Turkey’s Game-Changing Election
What sets this election apart from others?
Pierini is a visiting scholar at Carnegie Europe, where his research focuses on developments in the Middle East and Turkey from a European perspective.
What’s at stake sets this election apart—the future of Turkey’s political system and the fate of the Kurdish peace process.
Erdoğan’s main objective is for the AKP to secure three-fifths of the seats—330 out of 550—in the Turkish assembly. This is the number needed to organize a referendum on constitutional amendments designed to introduce a powerful executive-style presidential system in Turkey.
Erdoğan’s campaign narrative is almost entirely geared toward achieving this presidential system. His stature makes this objective the de facto central focus of the current election, but this goal has drawn the opposition of all other political parties, as well as some discontent within the AKP itself.
A related and equally important outcome of the election will be the clarification of the future relationship between the presidency and the executive. If the country adopts a presidential system by referendum, the current president will be greatly empowered. On the contrary, if the election brings about a thin majority for the AKP or a coalition government, the executive will be strengthened, to the detriment of the president.
The future of the talks on a settlement of the Kurdish problem is also at stake, as a result of the HDP’s high-risk decision to run as a political group.

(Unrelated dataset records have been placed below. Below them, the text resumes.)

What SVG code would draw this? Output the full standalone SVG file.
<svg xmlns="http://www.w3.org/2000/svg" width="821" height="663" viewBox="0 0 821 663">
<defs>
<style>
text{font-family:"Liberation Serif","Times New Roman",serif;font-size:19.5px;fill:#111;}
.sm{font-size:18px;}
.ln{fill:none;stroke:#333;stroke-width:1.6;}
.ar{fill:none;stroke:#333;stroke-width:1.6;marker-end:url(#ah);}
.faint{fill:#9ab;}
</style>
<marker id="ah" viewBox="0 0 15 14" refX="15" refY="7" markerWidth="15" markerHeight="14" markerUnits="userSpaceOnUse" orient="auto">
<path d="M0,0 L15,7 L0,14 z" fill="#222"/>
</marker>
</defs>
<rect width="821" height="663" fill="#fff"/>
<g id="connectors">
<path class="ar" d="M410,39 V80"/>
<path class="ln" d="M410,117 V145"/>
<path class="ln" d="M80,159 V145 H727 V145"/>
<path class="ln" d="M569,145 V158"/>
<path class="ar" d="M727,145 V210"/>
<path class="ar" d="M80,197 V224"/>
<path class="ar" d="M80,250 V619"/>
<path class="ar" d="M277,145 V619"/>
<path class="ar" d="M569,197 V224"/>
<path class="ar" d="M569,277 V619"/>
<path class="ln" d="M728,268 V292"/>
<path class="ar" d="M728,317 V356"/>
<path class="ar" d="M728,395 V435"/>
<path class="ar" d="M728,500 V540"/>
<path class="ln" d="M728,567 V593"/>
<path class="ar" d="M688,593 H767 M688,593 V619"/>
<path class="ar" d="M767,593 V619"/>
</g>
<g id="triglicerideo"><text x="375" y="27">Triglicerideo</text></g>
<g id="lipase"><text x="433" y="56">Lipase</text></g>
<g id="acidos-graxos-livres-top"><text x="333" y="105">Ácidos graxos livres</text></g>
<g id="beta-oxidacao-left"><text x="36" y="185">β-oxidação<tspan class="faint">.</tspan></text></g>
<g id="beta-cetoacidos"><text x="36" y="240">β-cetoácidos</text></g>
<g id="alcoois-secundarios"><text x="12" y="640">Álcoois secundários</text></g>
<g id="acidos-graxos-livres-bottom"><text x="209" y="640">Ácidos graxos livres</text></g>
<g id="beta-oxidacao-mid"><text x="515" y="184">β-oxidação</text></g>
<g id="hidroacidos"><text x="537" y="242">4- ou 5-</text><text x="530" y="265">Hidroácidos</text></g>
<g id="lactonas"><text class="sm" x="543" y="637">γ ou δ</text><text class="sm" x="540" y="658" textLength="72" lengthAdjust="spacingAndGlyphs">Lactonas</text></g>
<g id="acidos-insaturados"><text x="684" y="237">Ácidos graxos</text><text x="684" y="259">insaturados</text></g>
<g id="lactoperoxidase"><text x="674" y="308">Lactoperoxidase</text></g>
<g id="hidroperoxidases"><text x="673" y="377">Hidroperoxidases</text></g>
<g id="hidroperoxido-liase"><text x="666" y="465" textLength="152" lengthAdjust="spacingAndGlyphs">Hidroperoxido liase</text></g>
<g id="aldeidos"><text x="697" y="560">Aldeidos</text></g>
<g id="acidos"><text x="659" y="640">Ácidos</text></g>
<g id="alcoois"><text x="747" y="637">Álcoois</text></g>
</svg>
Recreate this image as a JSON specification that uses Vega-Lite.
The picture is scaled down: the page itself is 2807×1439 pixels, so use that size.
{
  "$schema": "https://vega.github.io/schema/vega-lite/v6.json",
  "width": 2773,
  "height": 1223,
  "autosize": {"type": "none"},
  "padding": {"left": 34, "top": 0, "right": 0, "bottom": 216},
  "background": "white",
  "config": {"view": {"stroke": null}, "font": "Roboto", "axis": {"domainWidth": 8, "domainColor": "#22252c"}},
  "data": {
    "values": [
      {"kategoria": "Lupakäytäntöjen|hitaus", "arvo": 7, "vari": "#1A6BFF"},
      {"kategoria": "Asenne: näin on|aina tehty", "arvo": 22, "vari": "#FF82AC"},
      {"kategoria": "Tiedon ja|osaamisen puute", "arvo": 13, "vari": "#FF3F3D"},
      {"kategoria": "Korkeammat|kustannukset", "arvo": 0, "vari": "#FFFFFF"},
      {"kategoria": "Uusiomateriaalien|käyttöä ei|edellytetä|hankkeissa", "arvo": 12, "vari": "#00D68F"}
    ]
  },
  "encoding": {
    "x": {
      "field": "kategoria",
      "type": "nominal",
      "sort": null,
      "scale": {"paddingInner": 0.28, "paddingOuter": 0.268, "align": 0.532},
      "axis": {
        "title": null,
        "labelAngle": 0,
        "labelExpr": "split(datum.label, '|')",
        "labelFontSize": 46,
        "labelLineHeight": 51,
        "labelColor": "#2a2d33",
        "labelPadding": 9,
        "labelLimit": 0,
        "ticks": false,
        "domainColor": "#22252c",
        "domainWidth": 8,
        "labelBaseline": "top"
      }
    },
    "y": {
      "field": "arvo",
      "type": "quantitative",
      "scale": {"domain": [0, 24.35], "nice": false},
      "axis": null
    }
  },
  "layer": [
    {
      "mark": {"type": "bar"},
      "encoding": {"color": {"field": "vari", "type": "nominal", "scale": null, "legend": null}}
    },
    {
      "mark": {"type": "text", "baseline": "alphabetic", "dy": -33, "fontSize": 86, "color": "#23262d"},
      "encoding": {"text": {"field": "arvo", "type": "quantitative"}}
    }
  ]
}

If the Kurdish party fails to meet the 10 percent electoral threshold, ballots cast for the party will be proportionally redistributed in every electoral district among other groups represented in the legislature. That will mean huge gains for the AKP.
The HDP’s absence from the Turkish parliament could ensure the three-fifths majority that the AKP needs to initiate a constitutional referendum. At the same time, the disappearance of Kurdish representation in the parliament could lead to civil unrest in Turkey’s southeast, where the Kurds are primarily concentrated.